Is the leadership of Te Pati Maori really acting in the best interests of working class Maori?


THE MANIFESTO of Te Pati Maori includes policies that many struggling New Zealanders would identify with and probably support.  For example, it's doubtful that few economically besieged families, of whatever ethnicity, would disagree with the party's policy to take the GST off food. Its proposal was introduced as an amendment bill in March but was rejected by National, ACT, NZ First and Labour. Te Pāti Māori co-leader Rawiri Waititi called it a 'sad day' for New Zealand's poor.

Similarly, while the National-led government's 'big idea' to provide 'hardworking New Zealanders' tax relief has proven to be something of a con job, how many New Zealanders know that Te Pati Maori proposes that anyone earning less than $30,000 per year would not have to pay income tax? And there would be substantial economic benefits for folk on higher incomes. Under Te Pati Maori's tax regime, a person earning $60,000, for example, would receive an extra $125 a week. That's certainly more inviting than the $30 a fortnight a person earning $70,000 will receive under the coalition government's tax regime.

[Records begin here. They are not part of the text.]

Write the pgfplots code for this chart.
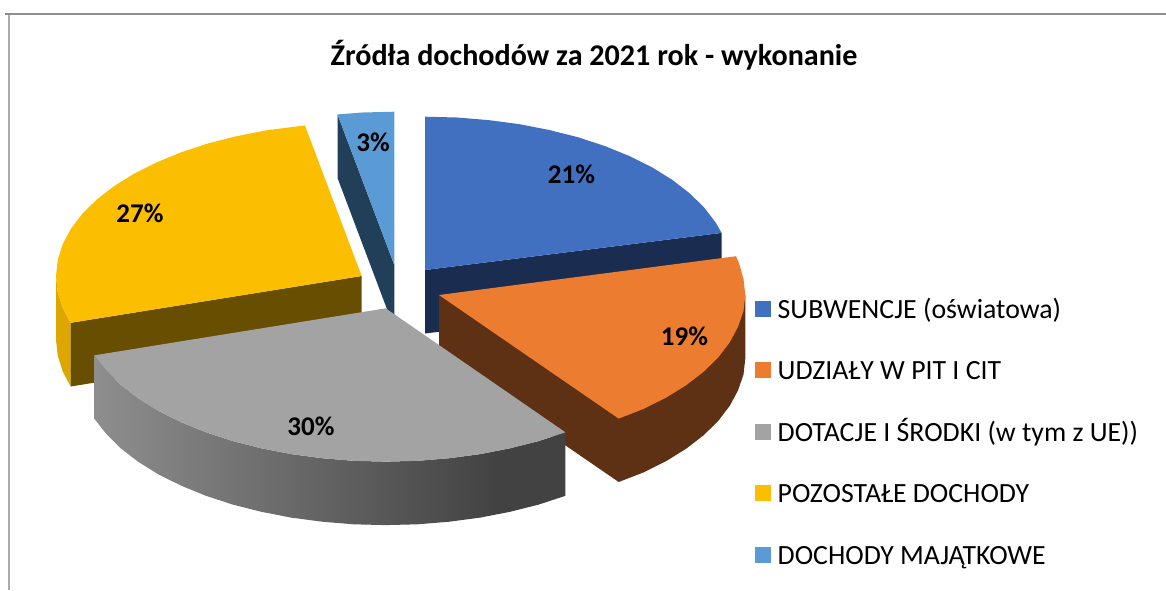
\documentclass[border=0pt]{standalone}
\usepackage{pgfplots}
\pgfplotsset{compat=1.18}
\usepackage{fontspec}
\setmainfont{Carlito}
\definecolor{cBlue}{HTML}{4270C0}
\definecolor{cBlueS}{HTML}{1A2C4F}
\definecolor{cOr}{HTML}{EB7C30}
\definecolor{cOrS}{HTML}{5F3114}
\definecolor{cGr}{HTML}{A3A3A3}
\definecolor{cYe}{HTML}{FBBE00}
\definecolor{cYeS}{HTML}{674E00}
\definecolor{cYeO}{HTML}{DDA600}
\definecolor{cLb}{HTML}{5B9BD5}
\definecolor{cLbS}{HTML}{223F59}
\definecolor{cFr}{HTML}{ABABAB}
\definecolor{cFt}{HTML}{8E8E8E}
\definecolor{gA}{HTML}{8E8E8E}
\definecolor{gB}{HTML}{424242}
\pgfdeclarehorizontalshading{grayside}{100bp}{color(0bp)=(gA); color(25bp)=(gA); color(68bp)=(gB); color(75bp)=(gB); color(100bp)=(gB)}
\begin{document}
\begin{tikzpicture}
\begin{axis}[
  scale only axis, width=1166pt, height=590pt,
  xmin=0, xmax=1166, ymin=0, ymax=590, y dir=reverse,
  hide axis, no markers, clip mode=individual,
  every axis plot/.append style={draw=none, line width=0pt}
]
\path (axis cs:0,0) rectangle (axis cs:1166,590);
% frame
\addplot[fill=cFr] coordinates {(8,14)(10.2,14)(10.2,590)(8,590)};
\addplot[fill=cFt] coordinates {(5,13)(1166,13)(1166,14.8)(5,14.8)};
% small blue
\addplot[fill=cLbS] coordinates {(337.5,114.4)(337.5,177.9)(394.3,328.5)(394.3,265)};
\addplot[fill=cLb] coordinates {(337.5,114.4)(362.3,112.5)(394.3,111.7)(394.3,265)};
% yellow
\addplot[fill=cYeO] coordinates {(56,276)(57.7,292)(62.7,307.9)(70.6,322.8)(70.6,386.5)(62.7,371.4)(57.7,355.5)(56,339.5)};
\addplot[fill=cYeS] coordinates {(70.6,322.8)(361.7,276)(361.7,339.5)(70.6,386.5)};
\addplot[fill=cYe] coordinates {(361.7,276)(70.6,322.8)(62.7,307.9)(57.7,292)(56,276)(57.7,260)(62.7,244.1)(71,228.6)(82.4,213.7)(97,199.3)(114.4,185.9)(134.5,173.4)(157.2,162.1)(182,152)(208.8,143.2)(237.4,136)(267.2,130.2)(304.9,125.4)};
% big blue
\addplot[fill=cBlueS] coordinates {(425,270)(721.6,232.9)(721.6,296.4)(425,333.5)};
\addplot[fill=cBlue] coordinates {(425,270)(425,116.7)(457,117.5)(488.6,120.1)(519.5,124.2)(549.3,130)(577.9,137.2)(604.7,146)(629.5,156.1)(652.2,167.4)(672.3,179.9)(689.7,193.3)(704.3,207.7)(715.7,222.6)(721.6,232.9)};
% orange
\addplot[fill=cOrS] coordinates {(439,295)(439,358.5)(618.7,482)(643.5,472.4)(666.2,461.1)(686.3,448.6)(703.7,435.2)(718.3,420.8)(729.7,405.9)(738,390.4)(743.5,374.5)(745.3,358.5)(745.3,295)};
\addplot[fill=cOr] coordinates {(439,295)(736,256.2)(739,263.1)(743.5,279)(745.3,295)(743.5,311)(738,326.9)(729.7,342.4)(718.3,357.3)(703.7,371.7)(686.3,385.1)(666.2,397.6)(643.5,408.9)(618.7,418.6)};
% gray
\addplot[shading=grayside] coordinates {(565.4,432.3)(538.6,441.1)(510,448.3)(480.2,454.1)(449.3,458.2)(417.7,460.8)(385.7,461.6)(353.7,460.8)(322.1,458.2)(291.2,454.1)(261.4,448.3)(232.8,441.1)(206,432.3)(181.2,422.2)(158.5,410.9)(138.4,398.4)(121,385)(106.4,370.6)(94.4,355.3)(94.4,418.8)(106.4,434.1)(121,448.5)(138.4,461.9)(158.5,474.4)(181.2,485.7)(206,495.8)(232.8,504.6)(261.4,511.8)(291.2,517.6)(322.1,521.7)(353.7,524.3)(385.7,525.1)(417.7,524.3)(449.3,521.7)(480.2,517.6)(510,511.8)(538.6,504.6)(565.4,495.8)};
\addplot[fill=cGr] coordinates {(385.7,308.3)(565.4,432.3)(538.6,441.1)(510,448.3)(480.2,454.1)(449.3,458.2)(417.7,460.8)(385.7,461.6)(353.7,460.8)(322.1,458.2)(291.2,454.1)(261.4,448.3)(232.8,441.1)(206,432.3)(181.2,422.2)(158.5,410.9)(138.4,398.4)(121,385)(106.4,370.6)(94.4,355.3)};
% legend keys
\addplot[fill=cBlue] coordinates {(755,301)(771,301)(771,317)(755,317)};
\addplot[fill=cOr] coordinates {(755,362)(771,362)(771,378)(755,378)};
\addplot[fill=cGr] coordinates {(755,424)(771,424)(771,440)(755,440)};
\addplot[fill=cYe] coordinates {(755,485)(771,485)(771,501)(755,501)};
\addplot[fill=cLb] coordinates {(755,547)(771,547)(771,563)(755,563)};
% legend text
\begin{scope}[every node/.style={anchor=base west, inner sep=0pt, font=\fontsize{27.8}{32}\selectfont}]
\node at (axis cs:777.5,318) {SUBWENCJE (oświatowa)};
\node at (axis cs:777.5,379) {UDZIAŁY W PIT I CIT};
\node at (axis cs:777.5,441) {DOTACJE I ŚRODKI (w tym z UE))};
\node at (axis cs:777.5,502) {POZOSTAŁE DOCHODY};
\node at (axis cs:777.5,564) {DOCHODY MAJĄTKOWE};
\end{scope}
% title and labels
\node[inner sep=0pt, font=\fontsize{30.1}{36}\selectfont\bfseries] at (axis cs:594,55) {Źródła dochodów za 2021 rok - wykonanie};
\begin{scope}[every node/.style={inner sep=0pt, font=\fontsize{27}{32}\selectfont\bfseries}]
\node at (axis cs:571.5,174) {21\%};
\node at (axis cs:684.5,336) {19\%};
\node at (axis cs:311,426.5) {30\%};
\node at (axis cs:140,213.5) {27\%};
\node at (axis cs:373,142.5) {3\%};
\end{scope}
\end{axis}
\end{tikzpicture}
\end{document}
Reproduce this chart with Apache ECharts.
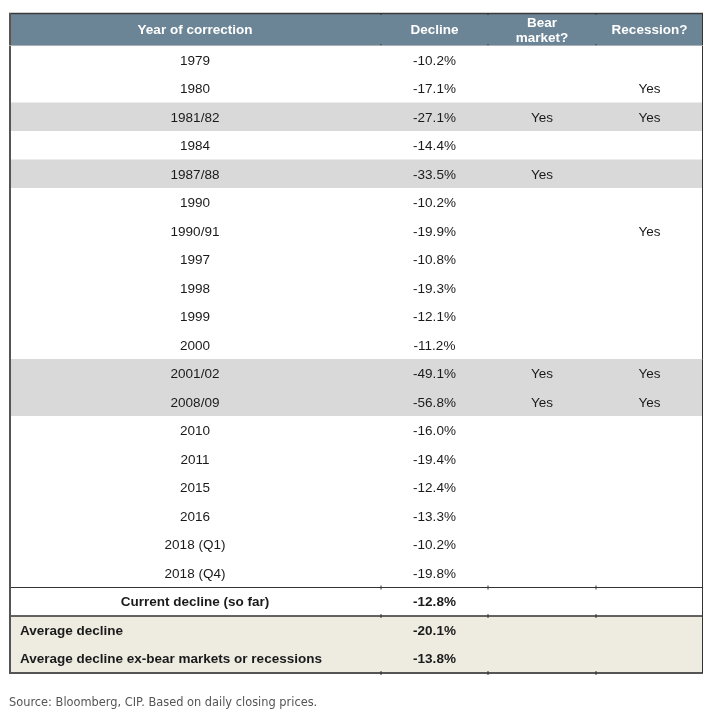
<!DOCTYPE html>
<html>
<head>
<meta charset="utf-8">
<script src="https://cdn.jsdelivr.net/npm/echarts@6/dist/echarts.min.js"></script>
<style>html,body{margin:0;padding:0;background:#fff;}#main{width:710px;height:719px;}</style>
</head>
<body>
<div id="main"></div>
<script>
const headers = ['Year of correction', 'Decline', 'Bear\nmarket?', 'Recession?'];
const years = ['1979','1980','1981/82','1984','1987/88','1990','1990/91','1997','1998','1999','2000','2001/02','2008/09','2010','2011','2015','2016','2018 (Q1)','2018 (Q4)'];
const declines = [-10.2,-17.1,-27.1,-14.4,-33.5,-10.2,-19.9,-10.8,-19.3,-12.1,-11.2,-49.1,-56.8,-16.0,-19.4,-12.4,-13.3,-10.2,-19.8];
const bearMarket = ['','','Yes','','Yes','','','','','','','Yes','Yes','','','','','',''];
const recession = ['','Yes','Yes','','','','Yes','','','','','Yes','Yes','','','','','',''];
const summaryLabels = ['Current decline (so far)', 'Average decline', 'Average decline ex-bear markets or recessions'];
const summaryValues = [-12.8, -20.1, -13.8];
const sourceNote = 'Source: Bloomberg, CIP. Based on daily closing prices.';

// layout (not data)
const colEdges = [0, 372, 479, 587, 694];
const FONT = '"Liberation Sans", Arial, sans-serif';
const TXT_DY = 1;
const fmt = v => v.toFixed(1) + '%';
const nRows = years.length + summaryLabels.length;
const rowCats = years.concat(summaryLabels);

function cellText(x, y, text, opts) {
  return {
    type: 'text',
    style: Object.assign({
      x: x, y: y + TXT_DY, text: text,
      fill: '#1a1a1a',
      font: 'normal 13.5px ' + FONT,
      textAlign: 'center', textVerticalAlign: 'middle'
    }, opts || {})
  };
}
function hline(x1, x2, y, color, w) {
  return { type: 'line', shape: { x1: x1, y1: y, x2: x2, y2: y }, style: { stroke: color, lineWidth: w } };
}
function vline(x, y1, y2, color, w) {
  return { type: 'line', shape: { x1: x, y1: y1, x2: x, y2: y2 }, style: { stroke: color, lineWidth: w } };
}

function renderHeader(params, api) {
  const idx = api.value(1);
  const c = api.coord([0, idx]);
  const h = api.size([0, 1])[1];
  const top = c[1] - h / 2, bot = c[1] + h / 2;
  const xs = colEdges.map(e => api.coord([e, idx])[0]);
  const children = [{
    type: 'rect', shape: { x: xs[0], y: top, width: xs[4] - xs[0], height: h },
    style: { fill: '#6b8596' }
  }];
  for (let k = 0; k < 4; k++) {
    children.push(cellText((xs[k] + xs[k + 1]) / 2, c[1] + (k === 2 ? 0.5 : 0), headers[k], {
      fill: '#ffffff', font: 'bold 13.5px ' + FONT, lineHeight: 15.5
    }));
  }
  children.push(hline(xs[0], xs[4], top + 0.5, '#3a3a3a', 1.5));
  children.push(hline(xs[0], xs[4], bot, '#3a3a3a', 1));
  children.push(vline(xs[0] + 1, top, bot, '#555', 2));
  children.push(vline(xs[4] - 0.5, top, bot, '#333', 1));
  for (let k = 1; k < 4; k++) {
    children.push(vline(xs[k], top, top + 2, '#333', 1));
    children.push(vline(xs[k], bot - 2, bot, '#333', 1));
  }
  return { type: 'group', children: children };
}

function renderBody(params, api) {
  const idx = api.value(1);
  const c = api.coord([0, idx]);
  const h = api.size([0, 1])[1];
  const top = c[1] - h / 2;
  const xs = colEdges.map(e => api.coord([e, idx])[0]);
  const mid = k => (xs[k] + xs[k + 1]) / 2;
  const children = [];
  let fill = '#ffffff';
  const nYears = years.length;
  if (idx < nYears) {
    if (bearMarket[idx] === 'Yes') fill = '#d9d9d9';
  } else if (idx > nYears) {
    fill = '#eeebe1';
  }
  children.push({ type: 'rect', shape: { x: xs[0], y: top - 0.5, width: xs[4] - xs[0], height: h + 1 }, style: { fill: fill } });
  if (idx < nYears) {
    children.push(cellText(mid(0), c[1], years[idx]));
    children.push(cellText(mid(1), c[1], fmt(declines[idx])));
    children.push(cellText(mid(2), c[1], bearMarket[idx]));
    children.push(cellText(mid(3), c[1], recession[idx]));
  } else {
    const s = idx - nYears;
    if (s === 0) {
      children.push(cellText(mid(0), c[1], summaryLabels[s], { font: 'bold 13.5px ' + FONT }));
    } else {
      children.push(cellText(xs[0] + 11, c[1], summaryLabels[s], { font: 'bold 13.5px ' + FONT, textAlign: 'left' }));
    }
    children.push(cellText(mid(1), c[1], fmt(summaryValues[s]), { font: 'bold 13.5px ' + FONT }));
  }
  return { type: 'group', children: children };
}

function renderBorders(params, api) {
  const nYears = years.length;
  const h = api.size([0, 1])[1];
  const yTop = api.coord([0, 0])[1] - h / 2;
  const yBot = api.coord([0, nRows - 1])[1] + h / 2;
  const xs = colEdges.map(e => api.coord([e, 0])[0]);
  const children = [];
  const ticks = y => { for (let k = 1; k < 4; k++) { children.push(vline(xs[k], y - 2, y + 2, '#333', 1)); } };
  const y1 = api.coord([0, nYears])[1] - h / 2;
  const y2 = api.coord([0, nYears + 1])[1] - h / 2;
  children.push(hline(xs[0], xs[4], y1, '#333', 1));
  ticks(y1);
  children.push(hline(xs[0], xs[4], y2, '#333', 1.5));
  ticks(y2);
  children.push(hline(xs[0], xs[4], yBot, '#555', 2));
  ticks(yBot);
  children.push(vline(xs[0] + 1, yTop, yBot, '#555', 2));
  children.push(vline(xs[4] - 0.5, yTop, yBot, '#333', 1));
  return { type: 'group', children: children };
}

const chart = echarts.init(document.getElementById('main'), null, { renderer: 'canvas' });
chart.setOption({
  animation: false,
  backgroundColor: '#ffffff',
  title: {
    text: sourceNote,
    left: 9, top: 698, padding: 0,
    textStyle: { fontFamily: '"DejaVu Sans", sans-serif', fontSize: 11.4, fontWeight: 'normal', color: '#555555' }
  },
  grid: [
    { left: 9, width: 694, top: 13, height: 33 },
    { left: 9, width: 694, top: 46, height: 627 }
  ],
  xAxis: [
    { gridIndex: 0, type: 'value', min: colEdges[0], max: colEdges[4], show: false },
    { gridIndex: 1, type: 'value', min: colEdges[0], max: colEdges[4], show: false }
  ],
  yAxis: [
    { gridIndex: 0, type: 'category', data: ['header'], inverse: true, show: false },
    { gridIndex: 1, type: 'category', data: rowCats, inverse: true, show: false }
  ],
  series: [
    {
      type: 'custom', xAxisIndex: 0, yAxisIndex: 0, renderItem: renderHeader,
      encode: { x: 0, y: 1 }, data: [[0, 0]], silent: true
    },
    {
      type: 'custom', xAxisIndex: 1, yAxisIndex: 1, renderItem: renderBody,
      encode: { x: 0, y: 1 }, data: rowCats.map((_, i) => [0, i]), silent: true
    },
    {
      type: 'custom', xAxisIndex: 1, yAxisIndex: 1, renderItem: renderBorders,
      encode: { x: 0, y: 1 }, data: [[0, 0]], silent: true, z: 5
    }
  ]
});
</script>
</body>
</html>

Te Pati Maori's tax proposals are all part of a plan to tilt the playing field back in the direction of working people. Among other policies, it proposes to increase the company tax rate from 28 percent to 33 percent. And it would also introduce a wealth tax, a policy that has also been adopted by the Green Party.

Such policies represent a rejection of the neoliberal regime that continues to exacerbate the country's already chronic levels of poverty and inequality. But it's doubtful that many folk have any real understanding of Te Pati Maori's economic policies.

Te Pati Maori can justifiably argue that it gets short shrift from a media fixated with Labour and National, but it is also its own worst enemy. Rather than seeking to be build a party with a broad-based base, its leadership continues to act in a way that only alienates it from potential supporters.

This week, when the Government's economic agenda is under heavy scrutiny, Rawiri Waititi's inflammatory comments about a 'Pakeha government' and a 'Pakeha budget', has been a distraction. It has only played into the hands of a political establishment all too ready to fence off Te Pati Maori as 'racist' and 'extremist'. It also doesn't help when the co-leader of the Green Party, Marama Davidson, refuses to reject such comments.

The 2024 Budget represents a continuation of austerity and ensures that little will change for working class people, both Pakeha and Maori. While Te Pati Maori might talk of a European political system that ignores the interests of Maori, that view also ignores inconvenient facts like, that under the previous Labour Government, Labour had the largest Maori caucus in its history. While the leader of that caucus, Willie Jackson, might legitimately complain that Budget 2024 has 'completely ignored' Maori, the fact remains that working class Maori made little economic progress under the Labour Government of Jacinda Ardern. And Willie 'I'm not a socialist' Jackson and his fellow Maori MPs did next to nothing to oppose Labour's neoliberal economic policies that ensured that working class Maori remained at the bottom of the economic pile, along with working class Pakeha. While Jackson was celebrating his Maori 'cultural renaissance', working class Maori families were still struggling to put food on the table every day.

But it seems that while Te Pati Maori policies suggest that, unlike Labours economic agenda, it is firmly opposed to neoliberalism, its leadership continues to act in a way that obscures that fact.  Rawiri Waititi might think that the system is ranged against Maori, but a recent poll revealed that over half of all New Zealanders think the system is rigged in favour of the rich and powerful. The leadership of Te Pati Maori might like to focus on that fact rather than risk being accused of actually working against the interests of working class Maori. While the aim of a 'Te Tiriti-centric New Zealand' might appear progressive, it would only entrench an economic status quo where the majority of Maori remain in poverty while Maori tribal business interests continue to control assets now approaching $100 billion.


1 comments:

  1. A refreshingly considered view compared to the racist rants from people like Sean Plunket and Chris Trotter.